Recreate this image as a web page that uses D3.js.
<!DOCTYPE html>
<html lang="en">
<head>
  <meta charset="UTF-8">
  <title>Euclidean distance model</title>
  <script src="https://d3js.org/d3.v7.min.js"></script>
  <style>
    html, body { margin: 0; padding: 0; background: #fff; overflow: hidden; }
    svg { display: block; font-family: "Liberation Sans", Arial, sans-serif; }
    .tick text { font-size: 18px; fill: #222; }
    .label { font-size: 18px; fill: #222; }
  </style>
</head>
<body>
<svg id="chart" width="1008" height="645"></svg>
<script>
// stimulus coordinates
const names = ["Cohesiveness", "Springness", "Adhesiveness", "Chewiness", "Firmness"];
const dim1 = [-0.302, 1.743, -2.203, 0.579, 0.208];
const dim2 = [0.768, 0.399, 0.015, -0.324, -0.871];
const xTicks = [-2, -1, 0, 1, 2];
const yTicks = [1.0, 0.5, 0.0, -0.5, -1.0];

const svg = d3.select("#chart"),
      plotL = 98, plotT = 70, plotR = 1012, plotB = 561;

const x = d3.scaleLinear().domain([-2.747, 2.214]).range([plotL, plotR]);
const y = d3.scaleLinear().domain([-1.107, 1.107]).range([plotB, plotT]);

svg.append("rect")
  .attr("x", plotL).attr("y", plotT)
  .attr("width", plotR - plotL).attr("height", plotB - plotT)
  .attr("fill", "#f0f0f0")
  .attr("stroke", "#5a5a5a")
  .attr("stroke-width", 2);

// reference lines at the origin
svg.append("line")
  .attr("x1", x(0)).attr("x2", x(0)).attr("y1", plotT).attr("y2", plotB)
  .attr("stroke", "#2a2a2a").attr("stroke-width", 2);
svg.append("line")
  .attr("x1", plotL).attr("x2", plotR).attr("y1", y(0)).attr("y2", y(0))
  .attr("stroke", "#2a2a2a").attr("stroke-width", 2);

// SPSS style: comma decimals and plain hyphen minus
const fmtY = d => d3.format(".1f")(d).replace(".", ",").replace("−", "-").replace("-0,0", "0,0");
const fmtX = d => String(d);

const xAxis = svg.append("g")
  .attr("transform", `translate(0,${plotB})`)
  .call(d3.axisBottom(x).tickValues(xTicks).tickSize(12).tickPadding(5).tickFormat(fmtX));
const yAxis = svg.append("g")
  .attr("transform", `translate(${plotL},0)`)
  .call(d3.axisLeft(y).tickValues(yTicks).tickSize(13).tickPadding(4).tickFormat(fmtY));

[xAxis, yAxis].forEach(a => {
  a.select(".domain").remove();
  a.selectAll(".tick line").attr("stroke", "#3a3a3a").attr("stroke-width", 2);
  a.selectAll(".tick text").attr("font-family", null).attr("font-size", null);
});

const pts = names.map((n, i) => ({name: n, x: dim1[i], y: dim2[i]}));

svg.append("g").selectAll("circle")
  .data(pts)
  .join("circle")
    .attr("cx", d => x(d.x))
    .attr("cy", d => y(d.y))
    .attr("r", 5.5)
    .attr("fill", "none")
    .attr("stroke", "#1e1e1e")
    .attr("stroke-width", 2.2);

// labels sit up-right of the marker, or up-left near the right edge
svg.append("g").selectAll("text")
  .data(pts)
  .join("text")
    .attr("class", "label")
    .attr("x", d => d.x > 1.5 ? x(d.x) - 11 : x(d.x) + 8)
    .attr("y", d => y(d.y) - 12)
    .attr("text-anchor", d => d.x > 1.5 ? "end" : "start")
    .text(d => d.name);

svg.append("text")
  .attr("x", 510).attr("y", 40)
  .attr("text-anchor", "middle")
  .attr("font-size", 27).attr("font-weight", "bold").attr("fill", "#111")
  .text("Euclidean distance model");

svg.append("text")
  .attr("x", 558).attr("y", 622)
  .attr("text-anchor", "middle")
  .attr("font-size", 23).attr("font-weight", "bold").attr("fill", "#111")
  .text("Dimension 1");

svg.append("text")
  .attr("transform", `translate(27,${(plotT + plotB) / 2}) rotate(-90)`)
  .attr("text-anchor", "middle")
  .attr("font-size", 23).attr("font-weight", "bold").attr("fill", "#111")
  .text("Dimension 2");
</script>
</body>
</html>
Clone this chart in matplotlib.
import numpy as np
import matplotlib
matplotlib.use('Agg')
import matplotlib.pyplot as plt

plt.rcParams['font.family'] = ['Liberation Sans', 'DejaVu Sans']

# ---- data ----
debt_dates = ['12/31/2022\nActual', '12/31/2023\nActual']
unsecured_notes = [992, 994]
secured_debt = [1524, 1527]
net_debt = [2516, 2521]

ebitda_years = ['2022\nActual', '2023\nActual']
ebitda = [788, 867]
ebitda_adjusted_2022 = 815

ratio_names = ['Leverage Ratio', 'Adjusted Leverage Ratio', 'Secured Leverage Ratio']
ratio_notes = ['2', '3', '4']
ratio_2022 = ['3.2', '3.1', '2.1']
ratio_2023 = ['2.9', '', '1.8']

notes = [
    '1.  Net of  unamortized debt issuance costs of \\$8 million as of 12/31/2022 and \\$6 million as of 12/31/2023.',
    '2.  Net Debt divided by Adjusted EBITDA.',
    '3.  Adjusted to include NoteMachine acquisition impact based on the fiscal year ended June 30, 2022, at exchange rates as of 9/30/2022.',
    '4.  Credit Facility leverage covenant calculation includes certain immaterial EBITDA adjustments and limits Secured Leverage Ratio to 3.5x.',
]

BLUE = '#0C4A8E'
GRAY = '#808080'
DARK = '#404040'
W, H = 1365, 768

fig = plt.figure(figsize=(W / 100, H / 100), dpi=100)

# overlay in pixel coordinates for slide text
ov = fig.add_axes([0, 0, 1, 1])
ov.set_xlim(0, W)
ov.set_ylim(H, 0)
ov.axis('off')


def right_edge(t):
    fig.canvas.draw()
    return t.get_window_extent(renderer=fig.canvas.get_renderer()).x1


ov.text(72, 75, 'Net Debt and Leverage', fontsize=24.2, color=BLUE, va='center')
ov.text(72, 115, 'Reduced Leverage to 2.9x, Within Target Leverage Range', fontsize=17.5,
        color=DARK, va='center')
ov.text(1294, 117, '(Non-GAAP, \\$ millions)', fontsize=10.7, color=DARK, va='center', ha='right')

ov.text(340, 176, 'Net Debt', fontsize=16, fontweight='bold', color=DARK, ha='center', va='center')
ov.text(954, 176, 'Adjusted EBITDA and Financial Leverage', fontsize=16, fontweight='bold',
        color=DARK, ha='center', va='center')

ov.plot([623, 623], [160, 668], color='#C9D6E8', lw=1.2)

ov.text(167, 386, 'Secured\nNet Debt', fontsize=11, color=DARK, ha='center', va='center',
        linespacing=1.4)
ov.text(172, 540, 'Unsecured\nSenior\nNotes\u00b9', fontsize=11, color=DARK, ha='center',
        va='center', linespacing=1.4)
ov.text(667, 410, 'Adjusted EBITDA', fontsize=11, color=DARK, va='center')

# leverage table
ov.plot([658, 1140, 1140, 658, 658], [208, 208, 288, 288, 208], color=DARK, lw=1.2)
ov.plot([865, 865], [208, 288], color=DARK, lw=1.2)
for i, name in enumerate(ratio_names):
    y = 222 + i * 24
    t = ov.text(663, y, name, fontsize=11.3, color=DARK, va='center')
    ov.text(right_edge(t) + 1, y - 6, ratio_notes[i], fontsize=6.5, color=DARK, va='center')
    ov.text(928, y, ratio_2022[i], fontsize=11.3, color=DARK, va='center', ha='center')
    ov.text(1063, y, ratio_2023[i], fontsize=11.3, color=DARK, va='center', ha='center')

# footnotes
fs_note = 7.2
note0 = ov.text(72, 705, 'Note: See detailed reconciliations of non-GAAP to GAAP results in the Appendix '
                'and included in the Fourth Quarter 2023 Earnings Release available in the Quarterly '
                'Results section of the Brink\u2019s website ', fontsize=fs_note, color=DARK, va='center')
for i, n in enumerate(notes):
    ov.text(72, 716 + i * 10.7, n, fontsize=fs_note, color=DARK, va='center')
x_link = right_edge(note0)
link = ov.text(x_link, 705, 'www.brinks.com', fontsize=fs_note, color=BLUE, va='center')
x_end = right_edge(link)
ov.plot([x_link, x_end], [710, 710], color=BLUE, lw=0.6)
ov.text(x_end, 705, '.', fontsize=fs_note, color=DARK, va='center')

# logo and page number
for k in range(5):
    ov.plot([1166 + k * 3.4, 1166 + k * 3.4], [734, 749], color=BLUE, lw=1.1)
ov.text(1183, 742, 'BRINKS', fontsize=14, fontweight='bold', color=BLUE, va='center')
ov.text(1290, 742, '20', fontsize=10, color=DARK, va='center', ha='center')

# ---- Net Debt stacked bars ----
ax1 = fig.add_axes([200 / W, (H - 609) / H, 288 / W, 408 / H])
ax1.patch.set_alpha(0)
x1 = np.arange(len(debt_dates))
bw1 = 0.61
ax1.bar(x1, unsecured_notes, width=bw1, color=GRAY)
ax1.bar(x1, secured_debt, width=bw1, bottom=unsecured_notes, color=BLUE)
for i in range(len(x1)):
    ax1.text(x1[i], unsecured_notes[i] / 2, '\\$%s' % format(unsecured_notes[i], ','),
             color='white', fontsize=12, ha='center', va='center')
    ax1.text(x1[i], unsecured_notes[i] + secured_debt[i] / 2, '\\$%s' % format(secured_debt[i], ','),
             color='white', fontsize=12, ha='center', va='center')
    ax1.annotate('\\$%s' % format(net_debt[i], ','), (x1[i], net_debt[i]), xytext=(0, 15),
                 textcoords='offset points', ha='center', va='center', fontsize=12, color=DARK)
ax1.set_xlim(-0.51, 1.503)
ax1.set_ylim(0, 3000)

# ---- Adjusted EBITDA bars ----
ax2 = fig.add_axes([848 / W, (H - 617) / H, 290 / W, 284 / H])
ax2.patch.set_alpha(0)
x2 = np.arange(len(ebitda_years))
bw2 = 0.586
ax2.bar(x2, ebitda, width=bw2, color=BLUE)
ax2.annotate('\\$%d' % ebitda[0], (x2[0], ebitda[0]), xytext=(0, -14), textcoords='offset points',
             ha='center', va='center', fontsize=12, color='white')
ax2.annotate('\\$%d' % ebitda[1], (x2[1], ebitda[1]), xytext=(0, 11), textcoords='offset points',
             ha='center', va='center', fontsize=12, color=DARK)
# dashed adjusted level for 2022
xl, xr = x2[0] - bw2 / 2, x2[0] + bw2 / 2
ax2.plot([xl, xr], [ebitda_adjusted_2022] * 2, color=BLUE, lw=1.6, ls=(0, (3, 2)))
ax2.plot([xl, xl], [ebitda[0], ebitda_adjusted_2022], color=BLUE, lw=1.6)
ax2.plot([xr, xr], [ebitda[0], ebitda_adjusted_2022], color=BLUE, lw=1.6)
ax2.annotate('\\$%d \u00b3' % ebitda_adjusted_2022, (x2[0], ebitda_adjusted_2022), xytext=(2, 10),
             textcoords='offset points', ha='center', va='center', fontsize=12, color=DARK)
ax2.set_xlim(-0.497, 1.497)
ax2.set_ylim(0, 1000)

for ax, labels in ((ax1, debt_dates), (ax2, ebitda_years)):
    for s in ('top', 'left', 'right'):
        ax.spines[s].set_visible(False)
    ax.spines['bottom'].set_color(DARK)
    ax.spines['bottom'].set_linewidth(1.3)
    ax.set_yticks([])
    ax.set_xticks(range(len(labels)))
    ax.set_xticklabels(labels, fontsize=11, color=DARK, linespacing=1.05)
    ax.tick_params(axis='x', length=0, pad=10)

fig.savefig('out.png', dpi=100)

> _Short exercise_: Within the material above, transcribe exactly the lines that run from the line holding "Clone this chart in matplotlib." through the line holding "ov.text(1294, 117, '(Non-GAAP, \\$".

> _Correct response_:
Clone this chart in matplotlib.
import numpy as np
import matplotlib
matplotlib.use('Agg')
import matplotlib.pyplot as plt

plt.rcParams['font.family'] = ['Liberation Sans', 'DejaVu Sans']

# ---- data ----
debt_dates = ['12/31/2022\nActual', '12/31/2023\nActual']
unsecured_notes = [992, 994]
secured_debt = [1524, 1527]
net_debt = [2516, 2521]

ebitda_years = ['2022\nActual', '2023\nActual']
ebitda = [788, 867]
ebitda_adjusted_2022 = 815

ratio_names = ['Leverage Ratio', 'Adjusted Leverage Ratio', 'Secured Leverage Ratio']
ratio_notes = ['2', '3', '4']
ratio_2022 = ['3.2', '3.1', '2.1']
ratio_2023 = ['2.9', '', '1.8']

notes = [
    '1.  Net of  unamortized debt issuance costs of \\$8 million as of 12/31/2022 and \\$6 million as of 12/31/2023.',
    '2.  Net Debt divided by Adjusted EBITDA.',
    '3.  Adjusted to include NoteMachine acquisition impact based on the fiscal year ended June 30, 2022, at exchange rates as of 9/30/2022.',
    '4.  Credit Facility leverage covenant calculation includes certain immaterial EBITDA adjustments and limits Secured Leverage Ratio to 3.5x.',
]

BLUE = '#0C4A8E'
GRAY = '#808080'
DARK = '#404040'
W, H = 1365, 768

fig = plt.figure(figsize=(W / 100, H / 100), dpi=100)

# overlay in pixel coordinates for slide text
ov = fig.add_axes([0, 0, 1, 1])
ov.set_xlim(0, W)
ov.set_ylim(H, 0)
ov.axis('off')


def right_edge(t):
    fig.canvas.draw()
    return t.get_window_extent(renderer=fig.canvas.get_renderer()).x1


ov.text(72, 75, 'Net Debt and Leverage', fontsize=24.2, color=BLUE, va='center')
ov.text(72, 115, 'Reduced Leverage to 2.9x, Within Target Leverage Range', fontsize=17.5,
        color=DARK, va='center')
ov.text(1294, 117, '(Non-GAAP, \\$ millions)', fontsize=10.7, color=DARK, va='center', ha='right')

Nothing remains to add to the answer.